SET EXERCISE: Transcribe the lines below verbatim, skipping the images.

◇ ◇ ◇

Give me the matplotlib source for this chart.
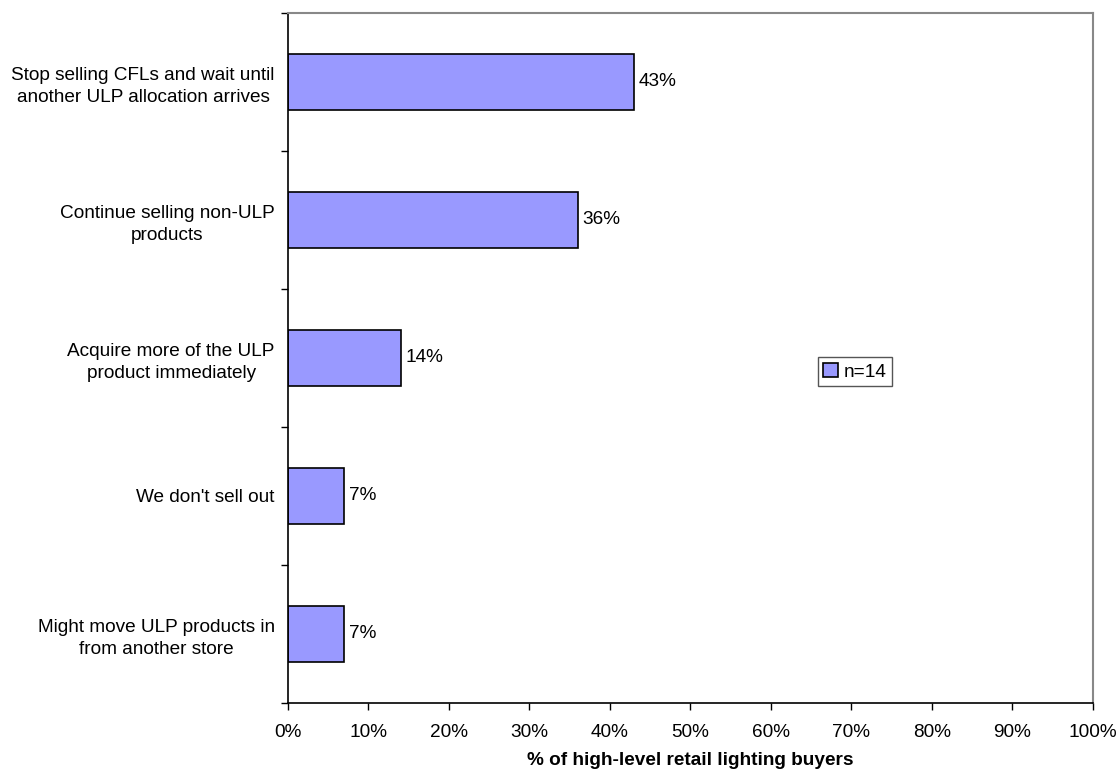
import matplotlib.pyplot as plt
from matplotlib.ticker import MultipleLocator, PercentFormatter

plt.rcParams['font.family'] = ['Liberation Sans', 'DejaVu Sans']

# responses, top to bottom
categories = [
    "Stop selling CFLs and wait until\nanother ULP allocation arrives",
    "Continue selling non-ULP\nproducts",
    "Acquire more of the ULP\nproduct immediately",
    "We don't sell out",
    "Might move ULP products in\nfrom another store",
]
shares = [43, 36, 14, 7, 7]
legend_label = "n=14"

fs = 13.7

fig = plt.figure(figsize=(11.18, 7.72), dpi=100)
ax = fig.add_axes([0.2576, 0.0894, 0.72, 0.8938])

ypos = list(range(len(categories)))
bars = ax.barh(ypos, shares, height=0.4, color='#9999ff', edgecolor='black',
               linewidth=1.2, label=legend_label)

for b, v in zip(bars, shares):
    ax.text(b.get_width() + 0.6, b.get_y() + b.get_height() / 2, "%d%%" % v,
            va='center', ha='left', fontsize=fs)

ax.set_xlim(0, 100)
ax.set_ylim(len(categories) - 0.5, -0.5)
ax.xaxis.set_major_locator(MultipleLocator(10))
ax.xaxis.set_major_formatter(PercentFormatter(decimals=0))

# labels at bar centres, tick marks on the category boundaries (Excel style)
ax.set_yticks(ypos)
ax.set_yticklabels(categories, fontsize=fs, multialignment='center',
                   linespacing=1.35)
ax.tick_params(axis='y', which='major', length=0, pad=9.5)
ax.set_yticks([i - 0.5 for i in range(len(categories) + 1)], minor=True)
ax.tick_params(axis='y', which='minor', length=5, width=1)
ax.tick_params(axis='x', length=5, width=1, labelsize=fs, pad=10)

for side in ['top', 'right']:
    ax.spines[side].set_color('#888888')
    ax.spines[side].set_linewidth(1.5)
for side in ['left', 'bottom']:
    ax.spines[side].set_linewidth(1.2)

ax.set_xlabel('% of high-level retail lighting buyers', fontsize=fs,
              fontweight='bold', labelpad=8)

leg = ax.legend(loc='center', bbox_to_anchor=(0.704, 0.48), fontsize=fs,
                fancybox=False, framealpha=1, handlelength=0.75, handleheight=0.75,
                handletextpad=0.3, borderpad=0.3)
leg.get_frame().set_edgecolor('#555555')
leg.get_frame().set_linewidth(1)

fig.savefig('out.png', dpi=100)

◇ ◇ ◇

RESPONSE:
Give me the matplotlib source for this chart.
import matplotlib.pyplot as plt
from matplotlib.ticker import MultipleLocator, PercentFormatter

plt.rcParams['font.family'] = ['Liberation Sans', 'DejaVu Sans']

# responses, top to bottom
categories = [
    "Stop selling CFLs and wait until\nanother ULP allocation arrives",
    "Continue selling non-ULP\nproducts",
    "Acquire more of the ULP\nproduct immediately",
    "We don't sell out",
    "Might move ULP products in\nfrom another store",
]
shares = [43, 36, 14, 7, 7]
legend_label = "n=14"

fs = 13.7

fig = plt.figure(figsize=(11.18, 7.72), dpi=100)
ax = fig.add_axes([0.2576, 0.0894, 0.72, 0.8938])

ypos = list(range(len(categories)))
bars = ax.barh(ypos, shares, height=0.4, color='#9999ff', edgecolor='black',
               linewidth=1.2, label=legend_label)

for b, v in zip(bars, shares):
    ax.text(b.get_width() + 0.6, b.get_y() + b.get_height() / 2, "%d%%" % v,
            va='center', ha='left', fontsize=fs)

ax.set_xlim(0, 100)
ax.set_ylim(len(categories) - 0.5, -0.5)
ax.xaxis.set_major_locator(MultipleLocator(10))
ax.xaxis.set_major_formatter(PercentFormatter(decimals=0))

# labels at bar centres, tick marks on the category boundaries (Excel style)
ax.set_yticks(ypos)
ax.set_yticklabels(categories, fontsize=fs, multialignment='center',
                   linespacing=1.35)
ax.tick_params(axis='y', which='major', length=0, pad=9.5)
ax.set_yticks([i - 0.5 for i in range(len(categories) + 1)], minor=True)
ax.tick_params(axis='y', which='minor', length=5, width=1)
ax.tick_params(axis='x', length=5, width=1, labelsize=fs, pad=10)

for side in ['top', 'right']:
    ax.spines[side].set_color('#888888')
    ax.spines[side].set_linewidth(1.5)
for side in ['left', 'bottom']:
    ax.spines[side].set_linewidth(1.2)

ax.set_xlabel('% of high-level retail lighting buyers', fontsize=fs,
              fontweight='bold', labelpad=8)

leg = ax.legend(loc='center', bbox_to_anchor=(0.704, 0.48), fontsize=fs,
                fancybox=False, framealpha=1, handlelength=0.75, handleheight=0.75,
                handletextpad=0.3, borderpad=0.3)
leg.get_frame().set_edgecolor('#555555')
leg.get_frame().set_linewidth(1)

fig.savefig('out.png', dpi=100)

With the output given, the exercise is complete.